So a little bit of background I was raised in a very religious household where sex was not really discussed and porn was of the devil. I discovered wam by accident in my midteens starting with random youtube videos until gradually moving on to sites like this. I was also homeschooled in my early teens so missed out on a lot of sex education which I've had to teach myself over the years.
I mention all this because I find that I often feel a little embarrassment whenever I'm watching non wam porn (especially if it involves penetration) I love it but it still makes me a little uncomfortable. I've also noticed that it takes me longer to climax when watching non wam porn.
I've never had a full on relationship in fact I'm a still virgin and I'm worried about this causing difficulties as not every potential partner will likely have the same interest in wam.
Hey mang, good things come to those who wait...but if u meet someone just take it slow and eventually u have to confide bc u don't wanna hide things from significant others...I have and the relationships failed bc I was a baby and wouldn't pony up....I also was not a fan of b3ing intimate bc I'm somewhat asecusl to a point and now I have a gf of a month and she is super fun n silly so I'm about t0 expose it for the first time...but I shouldn't have waited ...maybe some of the exes would've had fun doin it or just did it bc they want u to be happy. Just wait for the right time but don't hide it forever bc u never know and honesty is the best policy...coming from experience. Good luck hope this helps
When talking about wam, be happy, confident, just share what you like and smile about it.
Nothing puts off a significant other like someone acting all embarrassed and feeling as if they have a weird problem when discussing a turn-on. Just treat it like the happy and fun thing that it is.
I initially came clean about being into wam when my girlfriend asked me if I've ever regretted beating it to something and my answer was some lady getting soaking wet in a dress on a game show. I thought she was going to be hella weirded out between that and the fact that I'm extremely into the maxi dress/Jean jacket combo and instead she found it extremely attractive that I know exactly what I'm into.
Advice: If it bothers you seek a sex and relationship counsellor. google COSRT as a starting point.
No advice as I can't give any as you are you and advice can only come from my personal world. I will say...
Porn isn't real.
Any feelings you have for it are about porn itself, so they don't need to transfer to real life encounters. Talk to your partner about what they want and like Lose the shame around sex as it's not needed. Don't worry about 'getting things wrong' because you can apologise, learn and try again. Don't let fear/anxiety cripple you.
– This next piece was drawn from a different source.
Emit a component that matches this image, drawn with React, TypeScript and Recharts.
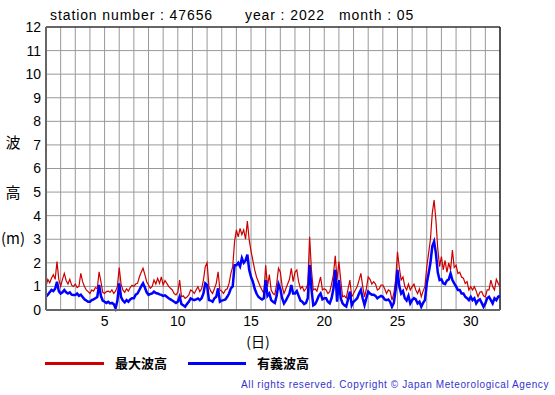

You have time now to get a real sex education, and again, that is NOT porn.
As for WAM: Most partners won't have any interest in WAM. But they will be interested in you, so telling them is the only way they can learn. Trust me, they will have strange little turn-ons too and by telling them, they will tell you about themselves and you'll both be good. If they don't like it, then that's ok as you have lost nothing. If they leave (hard limits) then that's ok too as it's their choice and they were not the person for the real you. Communication and honesty is the key thing in relationships. (FYI, I'm a sex and relationship counsellor).